**Exercise**
Skip the pictures. Set down, word for word, the lines from the start of the material up to and including the line with "plt.rcParams['font.family'] = ['Lato', 'DejaVu".

☆ ☆ ☆ ☆

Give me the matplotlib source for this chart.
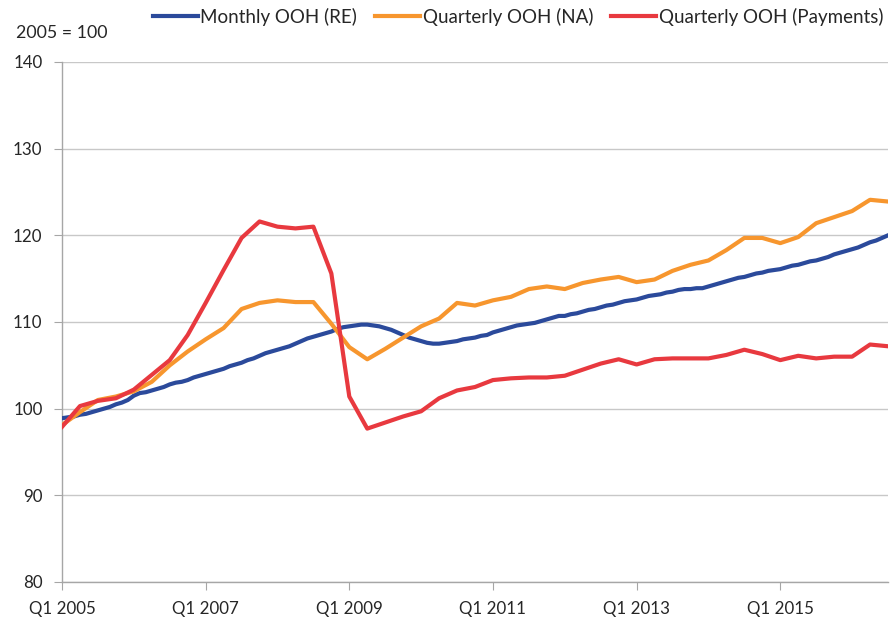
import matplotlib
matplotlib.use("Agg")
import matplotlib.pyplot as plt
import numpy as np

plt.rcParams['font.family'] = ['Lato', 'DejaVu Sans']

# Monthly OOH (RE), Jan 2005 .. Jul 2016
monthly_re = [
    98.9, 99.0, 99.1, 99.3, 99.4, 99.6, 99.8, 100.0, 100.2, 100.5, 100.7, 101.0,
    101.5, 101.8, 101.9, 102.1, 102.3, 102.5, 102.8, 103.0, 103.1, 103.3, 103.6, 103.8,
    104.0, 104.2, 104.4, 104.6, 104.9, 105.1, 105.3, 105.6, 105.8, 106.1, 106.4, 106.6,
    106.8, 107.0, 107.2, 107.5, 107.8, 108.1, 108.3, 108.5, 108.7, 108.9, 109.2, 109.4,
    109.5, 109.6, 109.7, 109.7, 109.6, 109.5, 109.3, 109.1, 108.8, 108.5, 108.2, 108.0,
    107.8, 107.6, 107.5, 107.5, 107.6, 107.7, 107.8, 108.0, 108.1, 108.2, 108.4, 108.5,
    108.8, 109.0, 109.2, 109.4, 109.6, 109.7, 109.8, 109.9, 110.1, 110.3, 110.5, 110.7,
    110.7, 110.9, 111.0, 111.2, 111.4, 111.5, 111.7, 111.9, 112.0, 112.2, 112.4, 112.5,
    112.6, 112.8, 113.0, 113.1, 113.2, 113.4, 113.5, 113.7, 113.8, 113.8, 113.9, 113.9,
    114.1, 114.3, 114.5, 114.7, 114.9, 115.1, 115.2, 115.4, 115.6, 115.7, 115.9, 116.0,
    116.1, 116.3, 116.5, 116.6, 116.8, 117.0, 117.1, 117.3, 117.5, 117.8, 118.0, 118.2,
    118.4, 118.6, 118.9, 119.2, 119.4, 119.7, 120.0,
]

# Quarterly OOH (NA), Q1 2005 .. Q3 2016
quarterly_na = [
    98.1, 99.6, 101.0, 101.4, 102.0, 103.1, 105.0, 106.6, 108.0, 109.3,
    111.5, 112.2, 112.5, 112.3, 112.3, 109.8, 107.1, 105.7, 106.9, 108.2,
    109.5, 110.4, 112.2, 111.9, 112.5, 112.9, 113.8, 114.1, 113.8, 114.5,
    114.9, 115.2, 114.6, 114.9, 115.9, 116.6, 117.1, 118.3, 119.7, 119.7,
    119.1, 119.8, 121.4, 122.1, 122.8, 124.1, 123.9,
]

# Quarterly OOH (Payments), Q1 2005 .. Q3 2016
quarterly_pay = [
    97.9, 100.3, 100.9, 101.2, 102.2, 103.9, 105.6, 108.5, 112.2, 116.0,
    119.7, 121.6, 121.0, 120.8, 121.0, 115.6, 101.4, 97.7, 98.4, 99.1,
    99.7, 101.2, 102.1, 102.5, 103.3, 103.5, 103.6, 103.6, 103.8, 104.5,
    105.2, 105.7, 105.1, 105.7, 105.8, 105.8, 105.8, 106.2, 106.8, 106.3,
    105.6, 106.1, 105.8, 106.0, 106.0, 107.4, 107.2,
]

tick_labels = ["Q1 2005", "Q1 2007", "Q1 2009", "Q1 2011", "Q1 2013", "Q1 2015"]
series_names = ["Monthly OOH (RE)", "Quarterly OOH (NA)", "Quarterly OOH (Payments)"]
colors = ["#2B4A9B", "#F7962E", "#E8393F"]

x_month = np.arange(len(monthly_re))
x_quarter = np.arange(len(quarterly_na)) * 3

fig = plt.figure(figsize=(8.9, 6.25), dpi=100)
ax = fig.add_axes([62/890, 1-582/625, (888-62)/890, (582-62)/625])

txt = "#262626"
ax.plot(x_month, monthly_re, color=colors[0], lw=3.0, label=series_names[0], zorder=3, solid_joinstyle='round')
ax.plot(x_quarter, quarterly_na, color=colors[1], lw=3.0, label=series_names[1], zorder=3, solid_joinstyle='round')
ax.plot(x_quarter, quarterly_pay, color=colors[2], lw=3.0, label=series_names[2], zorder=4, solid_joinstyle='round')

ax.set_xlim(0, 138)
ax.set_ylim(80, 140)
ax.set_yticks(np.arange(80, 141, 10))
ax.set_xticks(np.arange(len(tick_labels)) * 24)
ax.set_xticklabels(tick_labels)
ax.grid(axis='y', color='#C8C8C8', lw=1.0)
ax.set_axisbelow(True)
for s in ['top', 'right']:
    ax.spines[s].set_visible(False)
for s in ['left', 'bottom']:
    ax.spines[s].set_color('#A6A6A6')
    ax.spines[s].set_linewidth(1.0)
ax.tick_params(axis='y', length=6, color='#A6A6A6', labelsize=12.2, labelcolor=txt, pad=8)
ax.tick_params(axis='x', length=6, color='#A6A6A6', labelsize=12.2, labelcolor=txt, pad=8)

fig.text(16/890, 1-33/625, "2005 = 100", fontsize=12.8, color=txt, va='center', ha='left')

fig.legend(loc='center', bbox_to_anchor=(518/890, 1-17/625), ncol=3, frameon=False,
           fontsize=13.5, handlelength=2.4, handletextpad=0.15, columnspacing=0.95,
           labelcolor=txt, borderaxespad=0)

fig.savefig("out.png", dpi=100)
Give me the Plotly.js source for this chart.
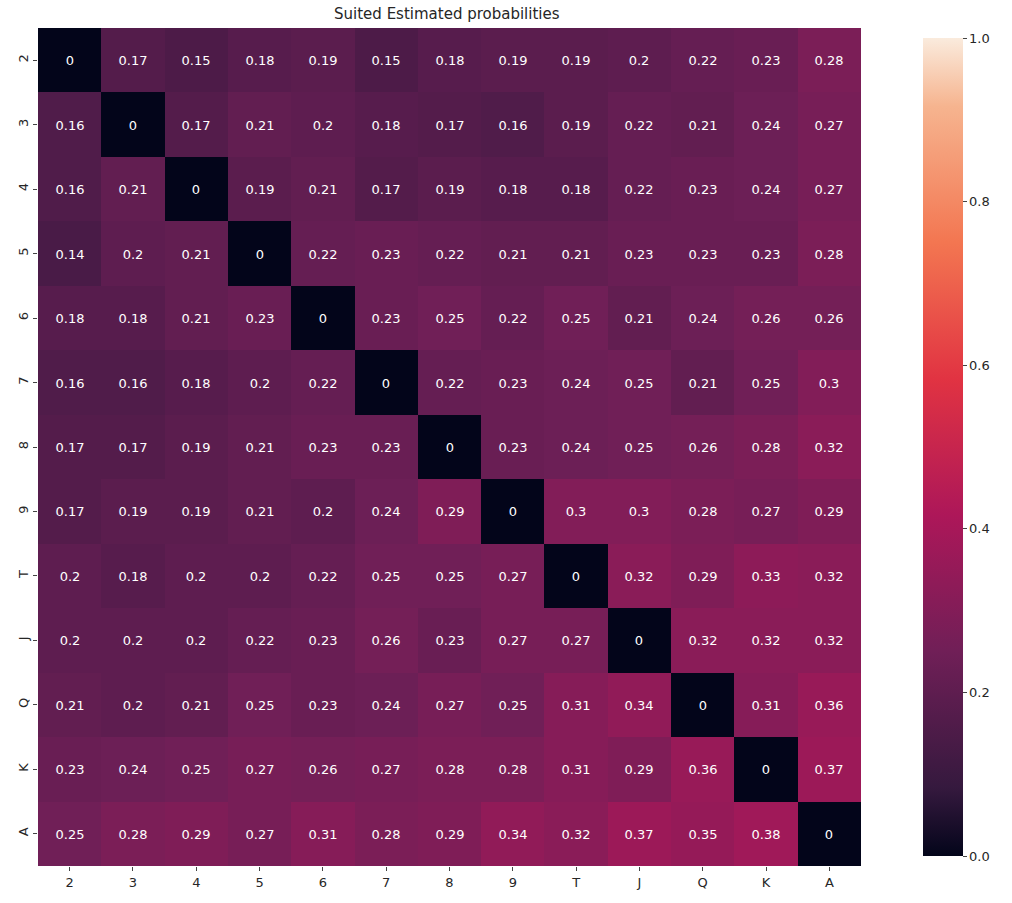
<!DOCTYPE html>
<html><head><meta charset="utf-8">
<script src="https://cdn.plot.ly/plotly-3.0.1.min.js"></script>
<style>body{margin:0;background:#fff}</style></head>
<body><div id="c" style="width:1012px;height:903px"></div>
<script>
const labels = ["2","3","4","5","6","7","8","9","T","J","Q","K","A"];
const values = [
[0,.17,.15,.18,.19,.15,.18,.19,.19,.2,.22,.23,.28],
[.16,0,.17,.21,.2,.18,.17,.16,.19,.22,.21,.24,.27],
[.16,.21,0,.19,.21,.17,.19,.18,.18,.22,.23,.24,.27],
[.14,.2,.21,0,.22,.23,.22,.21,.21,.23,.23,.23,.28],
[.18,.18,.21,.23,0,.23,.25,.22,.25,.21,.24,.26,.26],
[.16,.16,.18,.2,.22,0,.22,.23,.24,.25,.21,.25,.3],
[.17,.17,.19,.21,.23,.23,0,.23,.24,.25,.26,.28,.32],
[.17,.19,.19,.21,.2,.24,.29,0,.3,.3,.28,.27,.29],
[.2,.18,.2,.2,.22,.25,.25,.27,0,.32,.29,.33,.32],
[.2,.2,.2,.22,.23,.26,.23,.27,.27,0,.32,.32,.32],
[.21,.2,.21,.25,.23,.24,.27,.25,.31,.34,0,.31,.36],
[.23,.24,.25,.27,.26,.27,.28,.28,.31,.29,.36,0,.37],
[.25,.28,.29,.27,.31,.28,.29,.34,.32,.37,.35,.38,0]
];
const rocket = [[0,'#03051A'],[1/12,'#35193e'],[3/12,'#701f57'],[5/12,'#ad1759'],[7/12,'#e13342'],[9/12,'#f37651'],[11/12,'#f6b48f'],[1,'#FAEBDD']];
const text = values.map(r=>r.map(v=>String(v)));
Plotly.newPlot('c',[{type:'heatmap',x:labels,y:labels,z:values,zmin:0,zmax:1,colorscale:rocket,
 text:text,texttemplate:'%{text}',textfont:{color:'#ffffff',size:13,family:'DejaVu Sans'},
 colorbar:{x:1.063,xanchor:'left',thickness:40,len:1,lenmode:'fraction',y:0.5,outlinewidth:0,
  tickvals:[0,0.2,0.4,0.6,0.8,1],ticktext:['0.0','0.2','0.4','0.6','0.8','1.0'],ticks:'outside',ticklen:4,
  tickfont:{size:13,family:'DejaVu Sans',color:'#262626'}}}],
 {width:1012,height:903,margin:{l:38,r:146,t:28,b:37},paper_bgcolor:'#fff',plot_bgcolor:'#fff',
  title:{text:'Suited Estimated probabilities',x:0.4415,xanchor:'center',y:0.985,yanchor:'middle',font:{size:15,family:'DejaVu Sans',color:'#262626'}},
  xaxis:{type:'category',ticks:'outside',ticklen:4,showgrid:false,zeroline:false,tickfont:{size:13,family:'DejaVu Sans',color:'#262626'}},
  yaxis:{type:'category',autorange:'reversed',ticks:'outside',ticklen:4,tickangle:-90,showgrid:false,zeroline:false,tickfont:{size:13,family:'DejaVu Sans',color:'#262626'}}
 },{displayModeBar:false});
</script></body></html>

☆ ☆ ☆ ☆

**Output**
Give me the matplotlib source for this chart.
import matplotlib
matplotlib.use("Agg")
import matplotlib.pyplot as plt
import numpy as np

plt.rcParams['font.family'] = ['Lato', 'DejaVu Sans']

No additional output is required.